Here is a question: We see threads in Chaff about "saving the environment," but many of us have no qualms about purchasing "disposable" equipment, that will survive for centuries when buried in landfills. Why do we do this?
So this is why I bought a full dyneema pack last year. Not necessarily to save the environment, but to last. Last year I had to replace a GG Mumur because it got ripped up going cross country. Nothing wrong with the construction, but the material was not up to the conditions, which I knew. But I needed to take a short-cut to my destination. Why should we own so many packs, each of which determines where and when we can go?
Warning: Thread drift…
"So this is why I bought a full dyneema pack last year. Not necessarily to save the environment, but to last."
Actually, methinks it is GOOD for our environment when we buy quality gear that fits our needs and will last a long time — versus some of the "deals" from the likes of Wal Mart that end up all too quickly in our landfills… Not saying that good things can't come out of Wal Mart (they can, of course) — but I am leery of those $39 six-piece luggage sets and $29 four-person tents…

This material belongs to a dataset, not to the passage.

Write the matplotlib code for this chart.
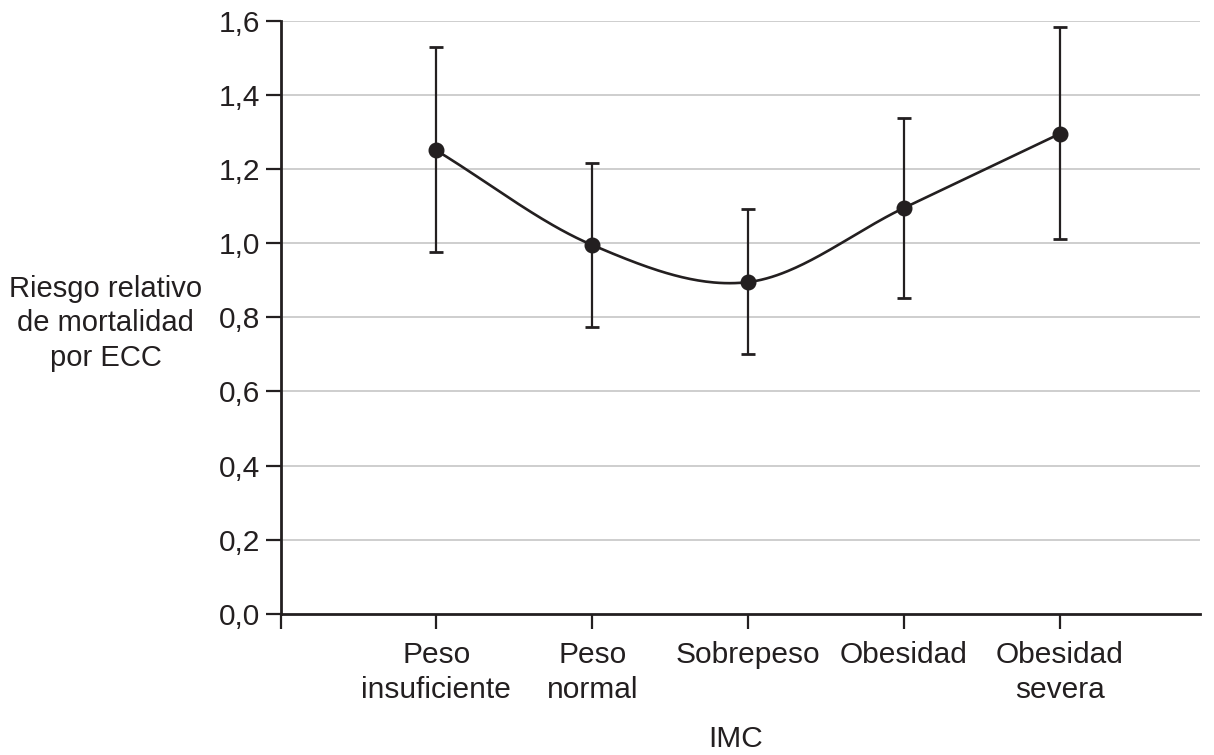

Yeah that walmart stuff seems a bit sketchy, but i know people who have that sort of tent and use it 6 nights or so a year. It works well for there uses.
Okay,
Back to the OP.
Pack covers often do keep a pack water proof, but in extended precipitation they usually fail for the intended purpose.
Liners do much better, if not completely water proof.
Cuben might be a water proof material for a pack, as long as it is sealed along all seams. However, cuben is not the most durable material for a back, which by design is subject to rugged use.
1.5oz cuben is really amazing stuff and I don't consider it disposable in the context of a small pack designed for UL loads. I personally think it stands up to wear and tear almost as well as 210D nylon.
I once spent a night hastily camped above treeline with my 1.5oz cuben food bag simply tied to a small bush. There were marmots everywhere in this area and in the morning it was obvious than one had spent a great deal of effort trying to chew into my delicious smelling food bag, yet no food was lost and the total damage was just one small dime sized hole and cosmetic marks elsewhere. In this context, I suspect 1.5oz cuben held up even better than 210D nylon would have. In other tests (ie. puncture) cuben may not fare quite as well as 210D nylon, but overall I would say it's much closer to 210D nylon than it is to 30-70D silnylon.
How long a cuben pack lasts seems to be directly related to how much weight you are carrying with it, because the main thing that goes seems to be the seams where the stitching or bonding eventually fails. On Zpacks they do say the life expectancy of their cuben packs is one full thru-hike, but that's in the context of much heavier thru-hiker loads which can hit 30 lbs with a full water load.
I intend to use my small frameless cuben pack as a 3 season UL pack for 1-3 night trips with total pack weights rarely exceeding 15 lbs. At maybe 20-30 trail days annually, I expect to get many years out of this pack. I don't think cuben is the ideal material for all packs, but I do think it's really well suited for small frameless packs designed for UL loads.